Investment Thesis
American Express (NYSE:AXP) is an excellent GARP (growth at a reasonable price) company with one of the strongest branding in the world. The company took a huge hit during the pandemic due to lockdowns but has bounced back quickly, with volume now back above pre-pandemic levels. As countries continue to re-open (most notably China and Japan as of late), travel demand and spending are now stronger than ever. Elevated goods and services pricing caused by inflation is also a tailwind, as it boosts overall transaction volume. This is reflected in the latest Q4 earnings result, with the company reporting impressive revenue growth and better-than-expected guidance. Its current valuation is also attractive, as multiples are below credit card peers and its own historical averages. I believe there is further upside potential considering the valuation and growth. Therefore, I rate the company as a buy.
Q4 Earnings
American Express recently announced its fourth-quarter earnings and the overall results are solid, especially on the top line and guidance.
The company reported revenue of $14.2 billion, up 17% YoY (year over year) from $12.1 billion. Total network volume increased 12% YoY from $368.1 billion to $413.3 billion. The growth is mainly driven by higher card spending, increased card fees, and higher net interest income. Discount revenue (merchant fees) was $8.2 billion compared to $7.1 billion, up 14% YoY. This is led by strong momentum in the travel and entertainment space, which grew by 38%. Net card fees increased 21% YoY from $1.3 billion to $1.6 billion, as it acquired 3 million new card members during the quarter. Net interest income also increased 31% YoY from $2.1 billion to $2.8 billion thanks to higher interest rates.
The bottom line appears to be underwhelming, but it is largely caused by non-operational impacts. Operating expenses actually grew slower than revenue, which increased by 15% YoY from $9.8 billion to $11.3 billion. This is largely due to increased card member services expenses and salaries & employee benefits, which were up 32% and 23% respectively. The net income for the quarter was $1.57 billion, down 9% YoY from $1.72 billion. This is impacted by a $234 million net loss in its Amex Ventures strategic investment portfolio. It is also having tough comps due to sizable credit reserve releases in 2021. On a pre-tax and pre-provision basis, this quarter’s net income was up 23% YoY.

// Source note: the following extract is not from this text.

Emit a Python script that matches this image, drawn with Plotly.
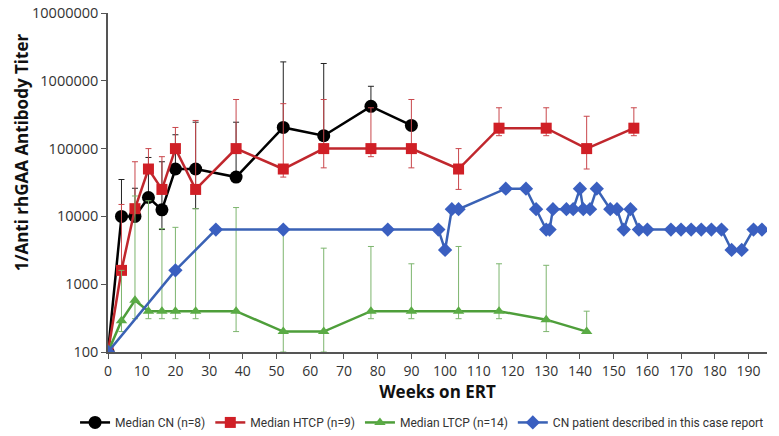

Jeff Campbell, CFO, on net income
As I have said throughout the year, year-over-year comparisons of net income have been challenging due to the sizable credit reserve releases we had in 2021. Because of these prior year reserve releases, we have also included pre-tax pre-provision income as a supplemental disclosure again this quarter. On this basis, pre-tax, pre-provision income was $11.8 billion for the full year and $2.9 billion in the fourth quarter, up 27% and 23% respectively versus the prior year, reflecting the growth momentum in our underlying earnings.
The company also initiated very upbeat guidance for FY23. It guided revenue growth to be between 15% to 17% and EPS growth to be between 12% to 16%, which is roughly 5% above consensus. This is quite unexpected as most people expect spending will slow down in the coming months but apparently, the momentum is still very strong. Given the strong results, management also boosted the quarterly dividend by 15% from $0.52 to $0.60.
Valuation
The company’s current valuation is quite compelling in my opinion, especially when considering its growth rates and guidance. It is trading at a PE ratio of 18.2x, which is pretty cheap given its quality. From the chart below, you can see that this is way below credit card peers such as Mastercard (MA) and Visa (V), which have a PE ratio of 35.9x and 31.8x respectively. Not to mention, it is actually growing revenue at a faster pace as well. Of course, their business is slightly different, as American Express does take on credit risks while the two above only handle the issuing and processing part. But this still gives you an idea of the discount the company is trading at. It is also undervalued on a historical basis, as the current PE ratio is 9.3% below its 5-year average of 20.4x. With the company expecting long-term double-digit growth on both the top and bottom line, I believe there is room for multiples expansion and should offer meaningful upside potential.
Investors Takeaway
I like American Express at the current price. The recession is definitely a potential risk, but I am not too worried at the moment. Unemployment rates are very low, and consumer spending is still at healthy levels. The company’s relatively affluent demographic should also show better resilience during downturns. I will start to be more cautious if we see a jump in unemployment numbers. Currently, the spending momentum is still strong, especially in the travel and entertainment space. The fourth quarter’s earnings and guidance defiantly signaled this and showed management’s confidence in the current state of the economy. I believe the company has solid upside potential as its valuation remains discounted while growth continues to be strong. I rate the company as a buy at the current price.